--- START ---

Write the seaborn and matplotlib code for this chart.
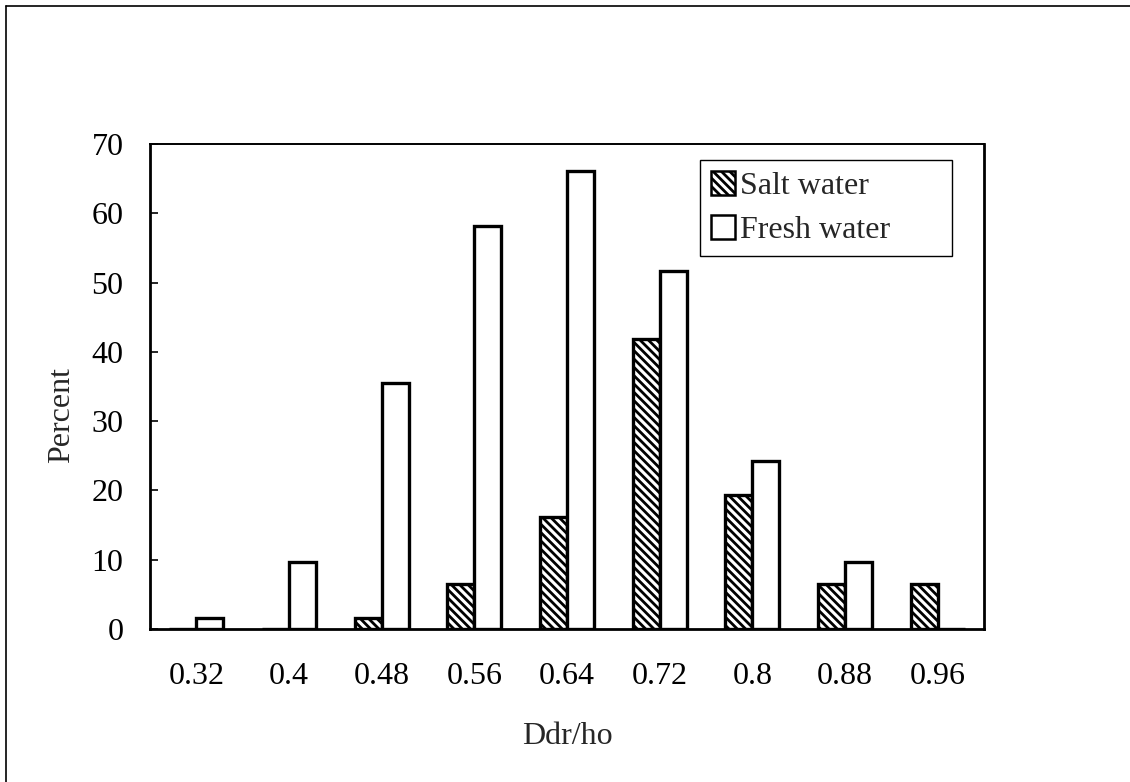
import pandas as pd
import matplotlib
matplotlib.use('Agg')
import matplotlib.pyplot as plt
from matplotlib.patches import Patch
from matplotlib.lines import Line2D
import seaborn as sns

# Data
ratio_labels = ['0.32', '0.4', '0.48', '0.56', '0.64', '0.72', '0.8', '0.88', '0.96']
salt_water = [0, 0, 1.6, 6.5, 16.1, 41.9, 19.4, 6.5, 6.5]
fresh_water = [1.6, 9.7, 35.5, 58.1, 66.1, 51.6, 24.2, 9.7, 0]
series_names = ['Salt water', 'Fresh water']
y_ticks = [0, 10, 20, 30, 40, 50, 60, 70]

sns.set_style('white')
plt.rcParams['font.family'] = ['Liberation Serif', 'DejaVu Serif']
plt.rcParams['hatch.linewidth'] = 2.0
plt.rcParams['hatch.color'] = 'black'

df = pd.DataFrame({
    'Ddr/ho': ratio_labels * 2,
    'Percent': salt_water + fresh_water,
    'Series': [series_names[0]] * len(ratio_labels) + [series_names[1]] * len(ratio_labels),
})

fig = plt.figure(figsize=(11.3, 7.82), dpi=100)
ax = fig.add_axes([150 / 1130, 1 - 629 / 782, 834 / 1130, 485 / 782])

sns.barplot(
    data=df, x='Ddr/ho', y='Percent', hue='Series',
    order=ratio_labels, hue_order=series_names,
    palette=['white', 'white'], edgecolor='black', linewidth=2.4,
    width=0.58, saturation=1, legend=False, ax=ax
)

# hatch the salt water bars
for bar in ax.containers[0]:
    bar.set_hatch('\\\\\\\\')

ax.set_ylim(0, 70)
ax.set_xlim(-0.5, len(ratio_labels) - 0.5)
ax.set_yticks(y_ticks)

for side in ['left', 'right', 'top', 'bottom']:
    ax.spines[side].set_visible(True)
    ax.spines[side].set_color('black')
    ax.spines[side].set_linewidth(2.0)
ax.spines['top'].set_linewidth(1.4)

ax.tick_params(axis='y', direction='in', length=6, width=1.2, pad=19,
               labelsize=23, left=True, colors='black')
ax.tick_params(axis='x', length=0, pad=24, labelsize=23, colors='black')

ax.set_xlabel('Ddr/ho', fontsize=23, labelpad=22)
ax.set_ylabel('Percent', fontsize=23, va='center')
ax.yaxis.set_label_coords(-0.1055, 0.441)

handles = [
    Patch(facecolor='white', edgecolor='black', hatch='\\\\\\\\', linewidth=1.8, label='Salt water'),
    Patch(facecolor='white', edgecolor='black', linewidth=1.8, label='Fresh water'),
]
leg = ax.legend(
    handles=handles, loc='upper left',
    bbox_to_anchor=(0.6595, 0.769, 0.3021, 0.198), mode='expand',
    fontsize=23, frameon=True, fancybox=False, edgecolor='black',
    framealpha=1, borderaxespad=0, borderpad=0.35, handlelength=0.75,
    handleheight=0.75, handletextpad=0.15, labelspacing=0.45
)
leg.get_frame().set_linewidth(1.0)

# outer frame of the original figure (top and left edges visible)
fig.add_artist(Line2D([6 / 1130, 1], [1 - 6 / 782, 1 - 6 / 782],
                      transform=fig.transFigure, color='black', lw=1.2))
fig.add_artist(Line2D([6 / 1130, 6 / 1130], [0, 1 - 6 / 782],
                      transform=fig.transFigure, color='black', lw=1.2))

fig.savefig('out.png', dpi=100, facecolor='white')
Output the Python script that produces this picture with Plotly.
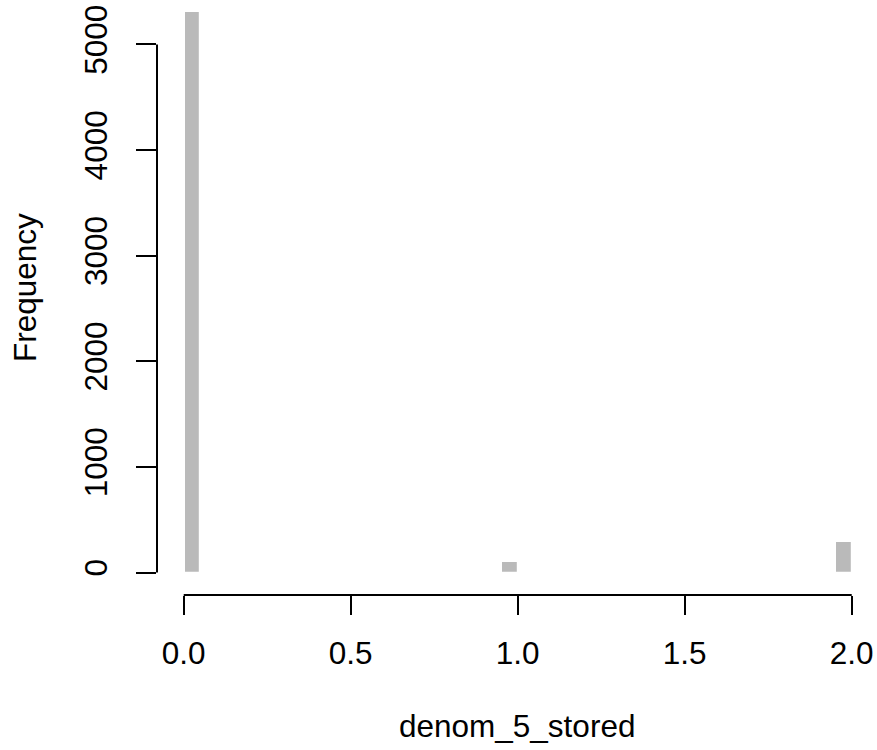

--- END ---

▸ **Aim**
From the first line above through the line containing "plt.rcParams['hatch.color'] = 'black'", copy everything exactly, without the pictures.

▸ **Solution**
Write the seaborn and matplotlib code for this chart.
import pandas as pd
import matplotlib
matplotlib.use('Agg')
import matplotlib.pyplot as plt
from matplotlib.patches import Patch
from matplotlib.lines import Line2D
import seaborn as sns

# Data
ratio_labels = ['0.32', '0.4', '0.48', '0.56', '0.64', '0.72', '0.8', '0.88', '0.96']
salt_water = [0, 0, 1.6, 6.5, 16.1, 41.9, 19.4, 6.5, 6.5]
fresh_water = [1.6, 9.7, 35.5, 58.1, 66.1, 51.6, 24.2, 9.7, 0]
series_names = ['Salt water', 'Fresh water']
y_ticks = [0, 10, 20, 30, 40, 50, 60, 70]

sns.set_style('white')
plt.rcParams['font.family'] = ['Liberation Serif', 'DejaVu Serif']
plt.rcParams['hatch.linewidth'] = 2.0
plt.rcParams['hatch.color'] = 'black'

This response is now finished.